start SOURCE DATA
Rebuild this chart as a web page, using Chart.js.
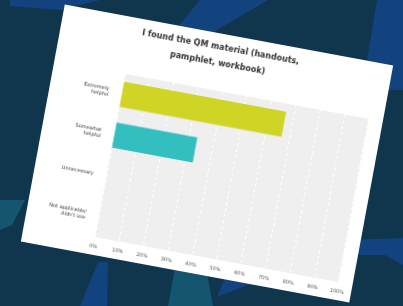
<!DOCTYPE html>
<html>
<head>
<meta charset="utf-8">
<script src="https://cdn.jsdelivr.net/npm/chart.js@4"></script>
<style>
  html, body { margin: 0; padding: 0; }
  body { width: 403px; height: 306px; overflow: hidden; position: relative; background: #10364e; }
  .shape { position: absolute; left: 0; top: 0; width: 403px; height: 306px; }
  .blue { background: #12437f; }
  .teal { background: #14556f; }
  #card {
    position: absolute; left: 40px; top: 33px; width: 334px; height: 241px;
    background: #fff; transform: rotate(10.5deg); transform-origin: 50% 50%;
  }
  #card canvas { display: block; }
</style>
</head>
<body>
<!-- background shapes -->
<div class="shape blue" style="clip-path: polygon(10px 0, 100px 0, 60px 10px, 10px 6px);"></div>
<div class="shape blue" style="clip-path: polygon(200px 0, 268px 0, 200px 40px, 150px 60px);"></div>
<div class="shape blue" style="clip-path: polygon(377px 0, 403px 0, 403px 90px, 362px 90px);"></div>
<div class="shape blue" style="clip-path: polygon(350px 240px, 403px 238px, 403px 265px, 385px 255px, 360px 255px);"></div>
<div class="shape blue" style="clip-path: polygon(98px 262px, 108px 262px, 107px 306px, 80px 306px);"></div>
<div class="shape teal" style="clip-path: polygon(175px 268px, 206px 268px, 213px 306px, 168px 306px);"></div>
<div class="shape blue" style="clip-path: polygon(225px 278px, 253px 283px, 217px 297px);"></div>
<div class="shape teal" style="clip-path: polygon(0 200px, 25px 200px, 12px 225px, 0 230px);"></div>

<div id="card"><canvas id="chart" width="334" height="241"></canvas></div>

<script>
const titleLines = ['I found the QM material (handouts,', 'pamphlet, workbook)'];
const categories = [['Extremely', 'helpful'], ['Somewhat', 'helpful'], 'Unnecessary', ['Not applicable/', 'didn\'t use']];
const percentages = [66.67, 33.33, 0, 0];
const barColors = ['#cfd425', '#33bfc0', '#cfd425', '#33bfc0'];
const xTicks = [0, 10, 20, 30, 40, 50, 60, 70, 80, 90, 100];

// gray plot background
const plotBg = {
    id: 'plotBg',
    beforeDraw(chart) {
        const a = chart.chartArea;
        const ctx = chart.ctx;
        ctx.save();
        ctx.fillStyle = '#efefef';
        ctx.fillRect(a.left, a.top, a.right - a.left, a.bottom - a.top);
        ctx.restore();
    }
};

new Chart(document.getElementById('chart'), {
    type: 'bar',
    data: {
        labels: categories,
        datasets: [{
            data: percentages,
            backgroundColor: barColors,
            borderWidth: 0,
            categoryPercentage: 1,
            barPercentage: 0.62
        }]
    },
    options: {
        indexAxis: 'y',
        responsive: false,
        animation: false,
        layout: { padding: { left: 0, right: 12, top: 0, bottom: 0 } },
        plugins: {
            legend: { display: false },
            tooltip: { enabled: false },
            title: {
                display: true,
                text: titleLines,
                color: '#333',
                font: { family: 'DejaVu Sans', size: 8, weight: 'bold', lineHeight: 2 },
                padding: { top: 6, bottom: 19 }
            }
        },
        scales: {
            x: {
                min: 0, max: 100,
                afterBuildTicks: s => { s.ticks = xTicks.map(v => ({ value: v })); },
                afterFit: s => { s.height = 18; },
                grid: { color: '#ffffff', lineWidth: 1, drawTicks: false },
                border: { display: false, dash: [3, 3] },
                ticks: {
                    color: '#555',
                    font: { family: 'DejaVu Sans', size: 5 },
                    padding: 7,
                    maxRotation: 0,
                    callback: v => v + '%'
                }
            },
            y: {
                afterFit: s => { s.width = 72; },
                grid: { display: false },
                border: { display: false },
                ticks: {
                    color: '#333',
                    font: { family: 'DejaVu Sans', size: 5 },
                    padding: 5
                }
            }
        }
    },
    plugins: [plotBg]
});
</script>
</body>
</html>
end SOURCE DATA
— WHAT YOU NEED TO DO —
Set down the material exactly, every line of it, except for the pictures.

— RESULT FOR THIS TASK —
Rebuild this chart as a web page, using Chart.js.
<!DOCTYPE html>
<html>
<head>
<meta charset="utf-8">
<script src="https://cdn.jsdelivr.net/npm/chart.js@4"></script>
<style>
  html, body { margin: 0; padding: 0; }
  body { width: 403px; height: 306px; overflow: hidden; position: relative; background: #10364e; }
  .shape { position: absolute; left: 0; top: 0; width: 403px; height: 306px; }
  .blue { background: #12437f; }
  .teal { background: #14556f; }
  #card {
    position: absolute; left: 40px; top: 33px; width: 334px; height: 241px;
    background: #fff; transform: rotate(10.5deg); transform-origin: 50% 50%;
  }
  #card canvas { display: block; }
</style>
</head>
<body>
<!-- background shapes -->
<div class="shape blue" style="clip-path: polygon(10px 0, 100px 0, 60px 10px, 10px 6px);"></div>
<div class="shape blue" style="clip-path: polygon(200px 0, 268px 0, 200px 40px, 150px 60px);"></div>
<div class="shape blue" style="clip-path: polygon(377px 0, 403px 0, 403px 90px, 362px 90px);"></div>
<div class="shape blue" style="clip-path: polygon(350px 240px, 403px 238px, 403px 265px, 385px 255px, 360px 255px);"></div>
<div class="shape blue" style="clip-path: polygon(98px 262px, 108px 262px, 107px 306px, 80px 306px);"></div>
<div class="shape teal" style="clip-path: polygon(175px 268px, 206px 268px, 213px 306px, 168px 306px);"></div>
<div class="shape blue" style="clip-path: polygon(225px 278px, 253px 283px, 217px 297px);"></div>
<div class="shape teal" style="clip-path: polygon(0 200px, 25px 200px, 12px 225px, 0 230px);"></div>

<div id="card"><canvas id="chart" width="334" height="241"></canvas></div>

<script>
const titleLines = ['I found the QM material (handouts,', 'pamphlet, workbook)'];
const categories = [['Extremely', 'helpful'], ['Somewhat', 'helpful'], 'Unnecessary', ['Not applicable/', 'didn\'t use']];
const percentages = [66.67, 33.33, 0, 0];
const barColors = ['#cfd425', '#33bfc0', '#cfd425', '#33bfc0'];
const xTicks = [0, 10, 20, 30, 40, 50, 60, 70, 80, 90, 100];

// gray plot background
const plotBg = {
    id: 'plotBg',
    beforeDraw(chart) {
        const a = chart.chartArea;
        const ctx = chart.ctx;
        ctx.save();
        ctx.fillStyle = '#efefef';
        ctx.fillRect(a.left, a.top, a.right - a.left, a.bottom - a.top);
        ctx.restore();
    }
};

new Chart(document.getElementById('chart'), {
    type: 'bar',
    data: {
        labels: categories,
        datasets: [{
            data: percentages,
            backgroundColor: barColors,
            borderWidth: 0,
            categoryPercentage: 1,
            barPercentage: 0.62
        }]
    },
    options: {
        indexAxis: 'y',
        responsive: false,
        animation: false,
        layout: { padding: { left: 0, right: 12, top: 0, bottom: 0 } },
        plugins: {
            legend: { display: false },
            tooltip: { enabled: false },
            title: {
                display: true,
                text: titleLines,
                color: '#333',
                font: { family: 'DejaVu Sans', size: 8, weight: 'bold', lineHeight: 2 },
                padding: { top: 6, bottom: 19 }
            }
        },
        scales: {
            x: {
                min: 0, max: 100,
                afterBuildTicks: s => { s.ticks = xTicks.map(v => ({ value: v })); },
                afterFit: s => { s.height = 18; },
                grid: { color: '#ffffff', lineWidth: 1, drawTicks: false },
                border: { display: false, dash: [3, 3] },
                ticks: {
                    color: '#555',
                    font: { family: 'DejaVu Sans', size: 5 },
                    padding: 7,
                    maxRotation: 0,
                    callback: v => v + '%'
                }
            },
            y: {
                afterFit: s => { s.width = 72; },
                grid: { display: false },
                border: { display: false },
                ticks: {
                    color: '#333',
                    font: { family: 'DejaVu Sans', size: 5 },
                    padding: 5
                }
            }
        }
    },
    plugins: [plotBg]
});
</script>
</body>
</html>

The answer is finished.